- EXERCISE PROMPT
Restate the listing below word for word, omitting any images.

- STORED DATA
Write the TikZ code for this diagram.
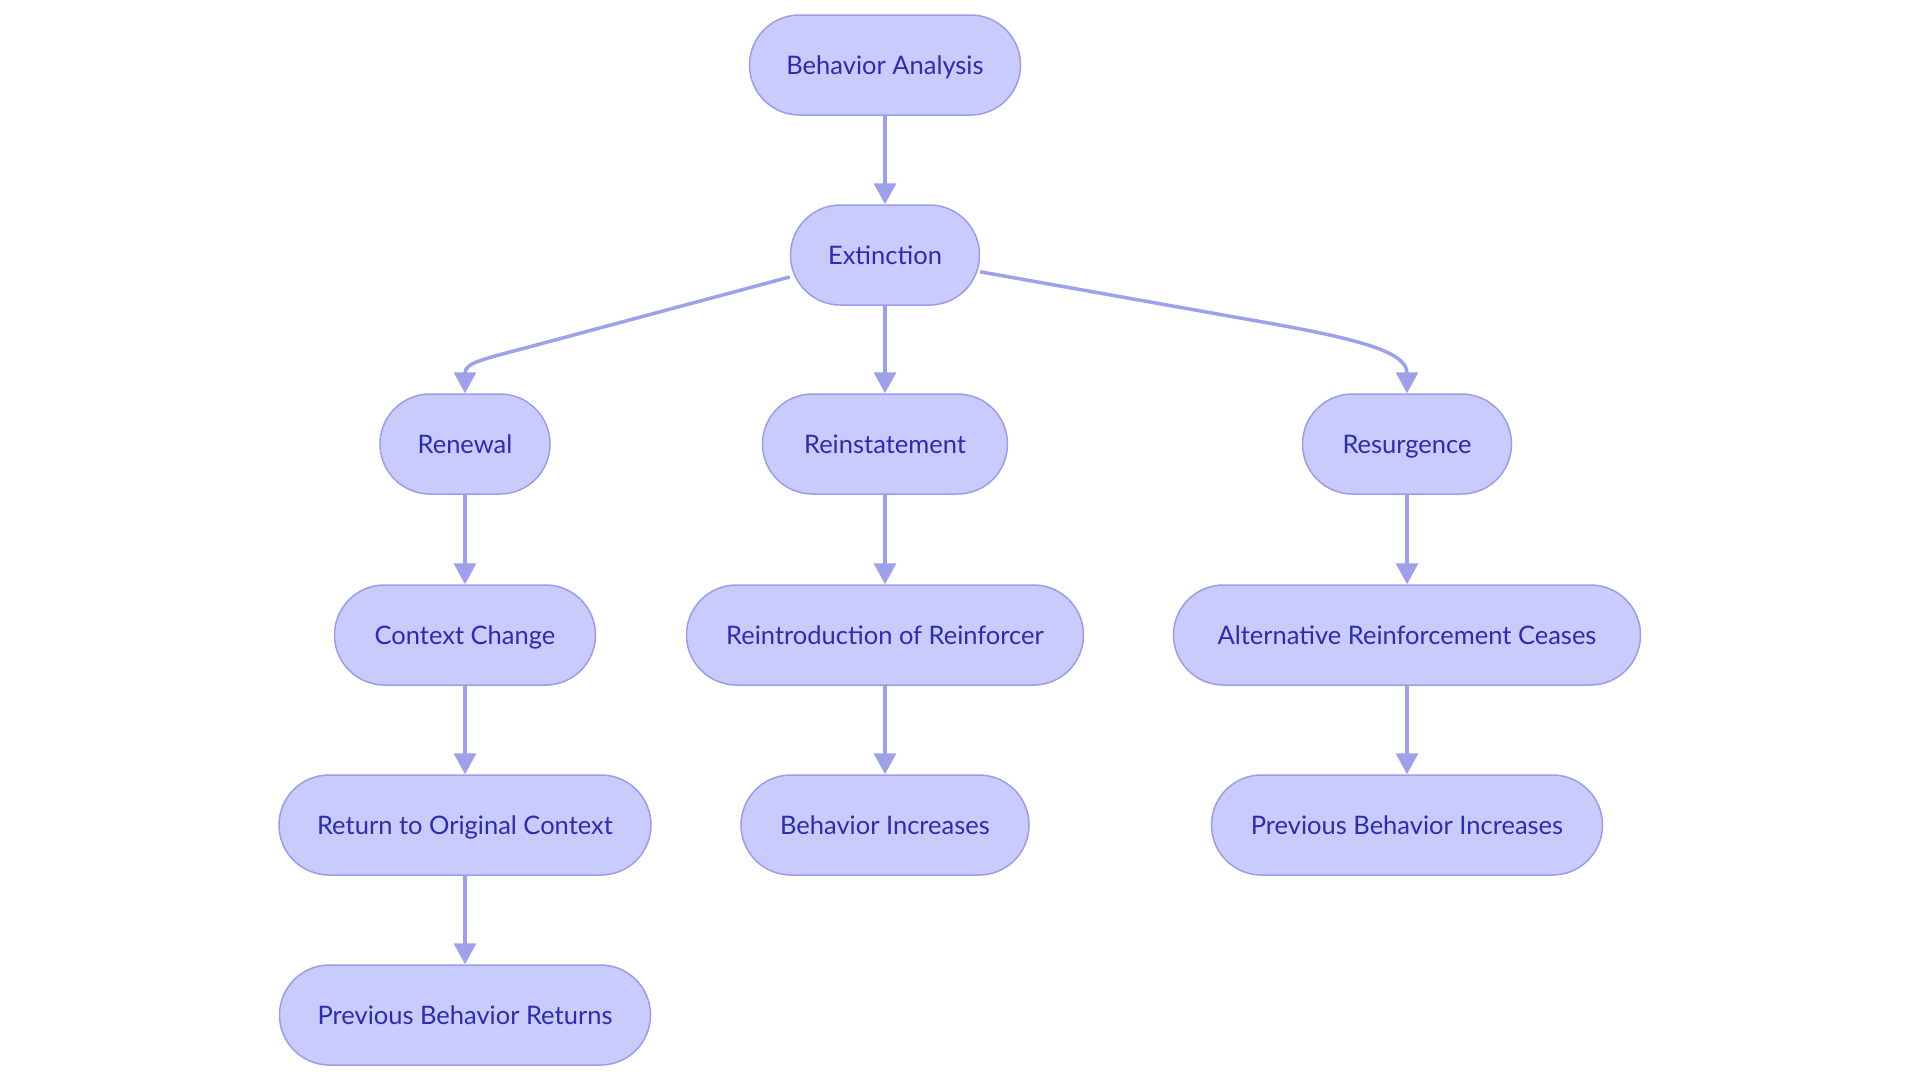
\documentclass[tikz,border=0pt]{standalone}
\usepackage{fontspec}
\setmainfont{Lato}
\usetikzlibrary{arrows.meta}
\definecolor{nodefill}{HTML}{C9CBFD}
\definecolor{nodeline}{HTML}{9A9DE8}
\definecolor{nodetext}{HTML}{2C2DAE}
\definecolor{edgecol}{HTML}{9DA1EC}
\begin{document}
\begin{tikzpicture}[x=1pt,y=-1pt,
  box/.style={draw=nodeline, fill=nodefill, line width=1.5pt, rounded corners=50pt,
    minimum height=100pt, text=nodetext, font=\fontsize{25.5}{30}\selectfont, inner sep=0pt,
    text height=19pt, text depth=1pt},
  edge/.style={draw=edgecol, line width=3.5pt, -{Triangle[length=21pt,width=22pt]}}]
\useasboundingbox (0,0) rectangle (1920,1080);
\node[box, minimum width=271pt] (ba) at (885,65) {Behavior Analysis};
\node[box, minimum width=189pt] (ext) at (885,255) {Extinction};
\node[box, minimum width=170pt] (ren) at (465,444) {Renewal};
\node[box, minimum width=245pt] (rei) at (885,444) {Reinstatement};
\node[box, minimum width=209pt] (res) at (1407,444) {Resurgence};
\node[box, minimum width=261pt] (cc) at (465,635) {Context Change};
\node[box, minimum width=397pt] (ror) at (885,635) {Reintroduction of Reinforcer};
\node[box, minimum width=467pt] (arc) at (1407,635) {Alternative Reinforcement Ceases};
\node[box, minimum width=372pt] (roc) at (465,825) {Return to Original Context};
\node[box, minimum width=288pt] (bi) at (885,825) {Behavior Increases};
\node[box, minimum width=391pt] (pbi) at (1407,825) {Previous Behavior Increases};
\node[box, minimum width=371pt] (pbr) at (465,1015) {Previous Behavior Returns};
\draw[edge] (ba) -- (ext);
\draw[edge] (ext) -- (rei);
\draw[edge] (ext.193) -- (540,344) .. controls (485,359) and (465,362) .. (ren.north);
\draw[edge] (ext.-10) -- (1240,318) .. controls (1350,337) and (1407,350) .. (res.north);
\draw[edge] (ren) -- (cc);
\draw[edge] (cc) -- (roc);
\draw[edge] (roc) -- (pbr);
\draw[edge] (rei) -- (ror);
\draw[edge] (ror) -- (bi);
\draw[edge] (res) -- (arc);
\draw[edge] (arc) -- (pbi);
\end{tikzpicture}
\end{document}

- RESPONSE BELOW
Write the TikZ code for this diagram.
\documentclass[tikz,border=0pt]{standalone}
\usepackage{fontspec}
\setmainfont{Lato}
\usetikzlibrary{arrows.meta}
\definecolor{nodefill}{HTML}{C9CBFD}
\definecolor{nodeline}{HTML}{9A9DE8}
\definecolor{nodetext}{HTML}{2C2DAE}
\definecolor{edgecol}{HTML}{9DA1EC}
\begin{document}
\begin{tikzpicture}[x=1pt,y=-1pt,
  box/.style={draw=nodeline, fill=nodefill, line width=1.5pt, rounded corners=50pt,
    minimum height=100pt, text=nodetext, font=\fontsize{25.5}{30}\selectfont, inner sep=0pt,
    text height=19pt, text depth=1pt},
  edge/.style={draw=edgecol, line width=3.5pt, -{Triangle[length=21pt,width=22pt]}}]
\useasboundingbox (0,0) rectangle (1920,1080);
\node[box, minimum width=271pt] (ba) at (885,65) {Behavior Analysis};
\node[box, minimum width=189pt] (ext) at (885,255) {Extinction};
\node[box, minimum width=170pt] (ren) at (465,444) {Renewal};
\node[box, minimum width=245pt] (rei) at (885,444) {Reinstatement};
\node[box, minimum width=209pt] (res) at (1407,444) {Resurgence};
\node[box, minimum width=261pt] (cc) at (465,635) {Context Change};
\node[box, minimum width=397pt] (ror) at (885,635) {Reintroduction of Reinforcer};
\node[box, minimum width=467pt] (arc) at (1407,635) {Alternative Reinforcement Ceases};
\node[box, minimum width=372pt] (roc) at (465,825) {Return to Original Context};
\node[box, minimum width=288pt] (bi) at (885,825) {Behavior Increases};
\node[box, minimum width=391pt] (pbi) at (1407,825) {Previous Behavior Increases};
\node[box, minimum width=371pt] (pbr) at (465,1015) {Previous Behavior Returns};
\draw[edge] (ba) -- (ext);
\draw[edge] (ext) -- (rei);
\draw[edge] (ext.193) -- (540,344) .. controls (485,359) and (465,362) .. (ren.north);
\draw[edge] (ext.-10) -- (1240,318) .. controls (1350,337) and (1407,350) .. (res.north);
\draw[edge] (ren) -- (cc);
\draw[edge] (cc) -- (roc);
\draw[edge] (roc) -- (pbr);
\draw[edge] (rei) -- (ror);
\draw[edge] (ror) -- (bi);
\draw[edge] (res) -- (arc);
\draw[edge] (arc) -- (pbi);
\end{tikzpicture}
\end{document}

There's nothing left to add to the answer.